The view from Mount Merrion: mixed view on Josepha Madigan’s call for women priests
‘The cheek of her,’ says one massgoer but others are supportive of greater equality
Minister for Culture Josepha Madigan was “absolutely right” in speaking out about what she believes are inequalities in the Church, said one churchgoer in Mount Merrion. Photograph: Dara Mac Donaill / The Irish Times
Minister Josepha Madigan’s call for greater equality in the Catholic Church and her resulting spat with Archbishop Diarmuid Martin provoked a mixed reaction in her home patch in Mount Merrion, south Dublin.
Most locals The Irish Times spoke to were supportive of the Minister for Culture, but some expressed anger that she went “too far” and chose to push her own agenda.
Ms Madigan was “absolutely right” in speaking out about what she believes are inequalities in the Church, said Claire Kelly, who stopped by the church on Wednesday to light a prayer candle.

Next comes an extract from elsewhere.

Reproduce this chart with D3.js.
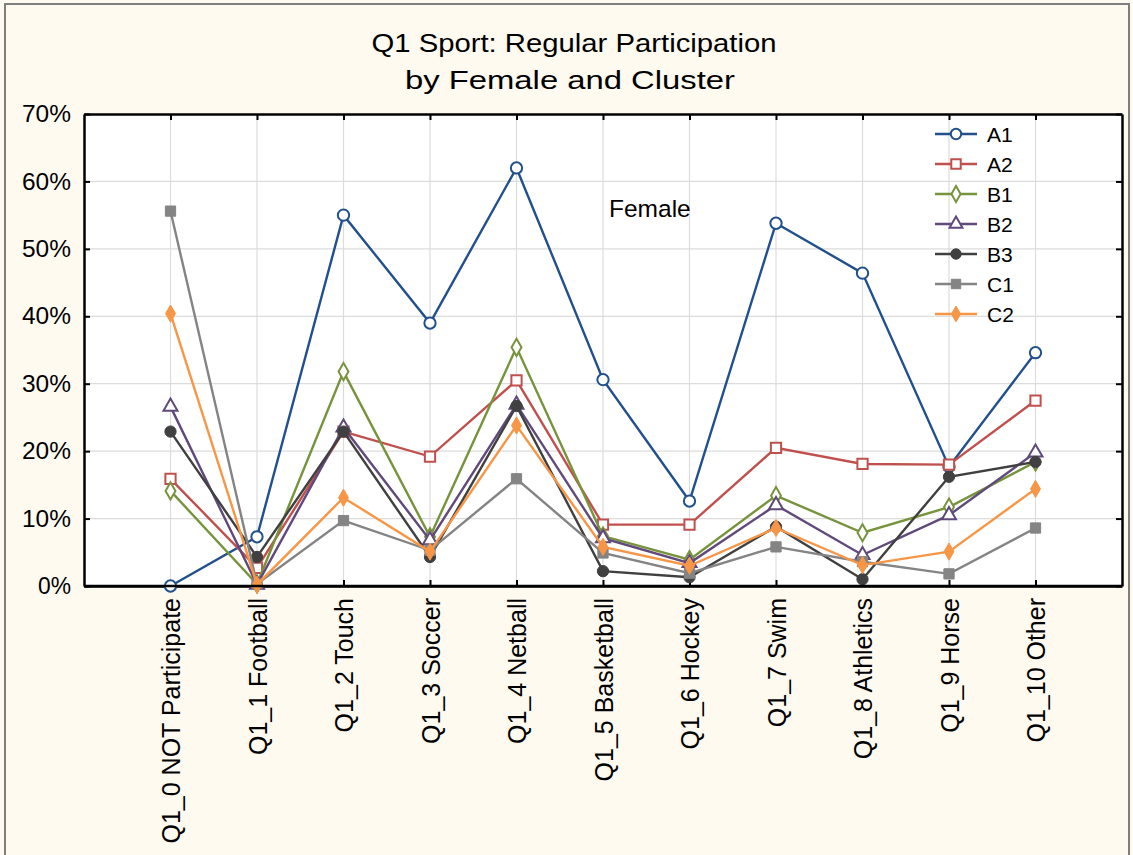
<!DOCTYPE html>
<html>
<head>
<meta charset="utf-8">
<script src="https://d3js.org/d3.v7.min.js"></script>
<style>
  body { margin: 0; background: #fefaf0; }
  text { font-family: "Liberation Sans", Arial, sans-serif; fill: #000; }
</style>
</head>
<body>
<svg width="1133" height="855"></svg>
<script>
var categories = ["Q1_0 NOT Participate", "Q1_1 Football", "Q1_2 Touch", "Q1_3 Soccer",
  "Q1_4 Netball", "Q1_5 Basketball", "Q1_6 Hockey", "Q1_7 Swim", "Q1_8 Athletics",
  "Q1_9 Horse", "Q1_10 Other"];

var seriesNames = ["A1", "A2", "B1", "B2", "B3", "C1", "C2"];

var A1 = [0.0, 7.3, 55.0, 39.0, 62.0, 30.6, 12.6, 53.8, 46.4, 17.7, 34.6];
var A2 = [15.9, 2.7, 22.9, 19.2, 30.5, 9.1, 9.1, 20.5, 18.1, 18.0, 27.5];
var B1 = [14.1, 0.3, 31.8, 7.3, 35.4, 7.4, 3.9, 13.4, 7.9, 11.7, 18.4];
var B2 = [26.6, 0.2, 23.5, 6.8, 26.9, 7.1, 3.4, 12.0, 4.6, 10.5, 19.8];
var B3 = [22.9, 4.3, 22.9, 4.3, 26.7, 2.2, 1.3, 8.8, 1.0, 16.2, 18.4];
var C1 = [55.6, 0.3, 9.7, 5.3, 15.9, 4.9, 1.9, 5.8, 3.6, 1.8, 8.6];
var C2 = [40.4, 0.2, 13.1, 5.1, 23.8, 5.8, 3.0, 8.6, 3.1, 5.1, 14.4];

var yTicks = [0, 10, 20, 30, 40, 50, 60, 70];

var seriesValues = [A1, A2, B1, B2, B3, C1, C2];
var colors = ["#22508c", "#c0504d", "#77933c", "#604a7b", "#404040", "#848484", "#f79646"];
var symbols = ["circleOpen", "squareOpen", "diamondOpen", "triangleOpen", "circle", "square", "diamond"];

var svg = d3.select("svg");

var plotL = 84, plotR = 1122, plotT = 114, plotB = 586;

var x = d3.scalePoint().domain(categories).range([plotL, plotR]).padding(1);
var y = d3.scaleLinear().domain([0, 70]).range([plotB, plotT]);

// outer frame
svg.append("rect")
  .attr("x", 5).attr("y", 4).attr("width", 1124).attr("height", 900)
  .attr("fill", "#fefaf0").attr("stroke", "#7f7f7f").attr("stroke-width", 2);

// title
svg.append("text").attr("x", 574).attr("y", 52).attr("text-anchor", "middle")
  .attr("textLength", 405).attr("lengthAdjust", "spacingAndGlyphs")
  .style("font-size", "25px").text("Q1 Sport: Regular Participation");
svg.append("text").attr("x", 570).attr("y", 89).attr("text-anchor", "middle")
  .attr("textLength", 330).attr("lengthAdjust", "spacingAndGlyphs")
  .style("font-size", "25px").text("by Female and Cluster");

// plot area
svg.append("rect").attr("x", plotL).attr("y", plotT)
  .attr("width", plotR - plotL).attr("height", plotB - plotT).attr("fill", "#fff");

var grid = svg.append("g").attr("stroke", "#dcdcdc").attr("stroke-width", 1.2);
grid.selectAll(".h").data(yTicks.slice(1, -1)).enter().append("line")
  .attr("x1", plotL).attr("x2", plotR)
  .attr("y1", function(d) { return y(d); }).attr("y2", function(d) { return y(d); });
grid.selectAll(".v").data(categories).enter().append("line")
  .attr("y1", plotT).attr("y2", plotB)
  .attr("x1", function(d) { return x(d); }).attr("x2", function(d) { return x(d); });

// axes (ticks pointing inward)
var fmt = function(d) { return d + "%"; };
var axL = svg.append("g").attr("transform", "translate(" + plotL + ",0)")
  .call(d3.axisLeft(y).tickValues(yTicks).tickFormat(fmt).tickSizeInner(-6).tickSizeOuter(0).tickPadding(13));
var axR = svg.append("g").attr("transform", "translate(" + plotR + ",0)")
  .call(d3.axisRight(y).tickValues(yTicks).tickFormat("").tickSizeInner(-6).tickSizeOuter(0));
var axB = svg.append("g").attr("transform", "translate(0," + plotB + ")")
  .call(d3.axisBottom(x).tickSizeInner(-6).tickSizeOuter(0));
var axT = svg.append("g").attr("transform", "translate(0," + plotT + ")")
  .call(d3.axisTop(x).tickFormat("").tickSizeInner(-6).tickSizeOuter(0));

[axL, axR, axB, axT].forEach(function(a) {
  a.selectAll("path.domain").attr("stroke", "#000").attr("stroke-width", 2.5);
  a.selectAll(".tick line").attr("stroke", "#000").attr("stroke-width", 2);
});
// the y labels in the reference are drawn a little wider than plain Arial
axL.selectAll("text").style("font-size", "24px").attr("font-family", null)
  .attr("textLength", function(d) { return d === 0 ? 33 : 49; })
  .attr("lengthAdjust", "spacingAndGlyphs");
axB.selectAll("text")
  .style("font-size", "25px").attr("font-family", null)
  .attr("text-anchor", "end")
  .attr("transform", "rotate(-90)")
  .attr("x", -12).attr("y", 0).attr("dy", "0.36em");

// "Female" label
svg.append("text").attr("x", 609).attr("y", 217).style("font-size", "24.5px").text("Female");

// series
var line = d3.line()
  .x(function(d, i) { return x(categories[i]); })
  .y(function(d) { return y(d); });

function symbolPath(kind, scale) {
  var base = kind.replace("Open", "");
  var map = { circle: d3.symbolCircle, square: d3.symbolSquare, diamond: d3.symbolDiamond, triangle: d3.symbolTriangle };
  var size = { circle: 100, square: 105, diamond: 85, triangle: 85 }[base];
  return d3.symbol().type(map[base]).size(size * scale)();
}

function drawMarker(sel, kind, color, scale) {
  var open = kind.indexOf("Open") >= 0;
  sel.attr("d", symbolPath(kind, scale || 1))
    .attr("fill", open ? "#fff" : color)
    .attr("stroke", color)
    .attr("stroke-width", open ? 2 : 1);
}

seriesValues.forEach(function(vals, s) {
  var g = svg.append("g");
  g.append("path").datum(vals).attr("d", line)
    .attr("fill", "none").attr("stroke", colors[s]).attr("stroke-width", 2.4);
  g.selectAll("path.m").data(vals).enter().append("path").attr("class", "m")
    .attr("transform", function(d, i) { return "translate(" + x(categories[i]) + "," + y(d) + ")"; })
    .call(drawMarker, symbols[s], colors[s]);
});

// bottom axis line back on top of the markers
svg.append("line").attr("x1", plotL).attr("x2", plotR).attr("y1", plotB).attr("y2", plotB)
  .attr("stroke", "#000").attr("stroke-width", 2.5);

// legend
var legend = svg.append("g");
seriesNames.forEach(function(name, i) {
  var ly = 134 + i * 30;
  var item = legend.append("g").attr("transform", "translate(0," + ly + ")");
  item.append("line").attr("x1", 935).attr("x2", 977).attr("y1", 0).attr("y2", 0)
    .attr("stroke", colors[i]).attr("stroke-width", 2.4);
  item.append("path").attr("transform", "translate(956,0)").call(drawMarker, symbols[i], colors[i], 0.85);
  item.append("text").attr("x", 987).attr("y", 0).attr("dy", "0.36em")
    .style("font-size", "21px").text(name);
});
</script>
</body>
</html>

“Women are so disempowered in the Catholic Church. We are not meant to speak out. Now lots of us are voting with our feet and we are not coming to church services,” she said.
“The Church needs to wake up if they want to keep women. We need to be allowed have women priests, women bishops and women popes. I think she was absolutely right.”
The row erupted after the Minister assisted a church service in Mount Merrion last Saturday when a priest failed to show up. Afterwards she said the Church should ordain women and allow priests to marry.
In a strong criticism of her comments, Archbishop Martin said in a statement that the Minister had provoked “considerable distress” among churchgoers and should consider the upset she caused.
“She made my blood boil...The cheek of her. She shouldn’t have said any of that,” said Catherine Barry, a Kilmacud resident.
Taoiseach Leo Varadkar backed Ms Madigan’s call for the ordination of women as priests in the Church and allowing priests to marry.
Speaking in Dublin on Wednesday, Mr Varadkar said he believed in equality in all things including in the workplace. This would include allowing priests to marry and permitting women to become priests.
However, he also said he strongly believed in the separation of church and State.
“This is not something the Government is going to go legislating for,” he said.
In Mount Merrion, one local said she had “no business” standing up on the altar, while another said she was “looking for a bit of publicity”.
Tony Flanagan, a mount Merrion local, felt that Minister Madigan meant no harm and that there was truth in what she said. “There is a shortage of priests. The younger people aren’t going to mass. In this day and age I think priests should be able to marry and women should be ordained.”
Brian Callanan, whose grandchildren live in the area, felt the church needs to think of new ways of having religious ceremonies.
“I do accept that that is a long term thing. I think the immediate solution is to expand the role of deacons and lay people in Church services and allow women to be deacons. Then you can move on to other things.”
Mr Callanan said he was “disappointed” to see a public row between a politician and a bishop because “that is not the way to solve problems”.
Minister Madigan intends to raise her concerns about inequality with Pope Francis when he visits Ireland in August.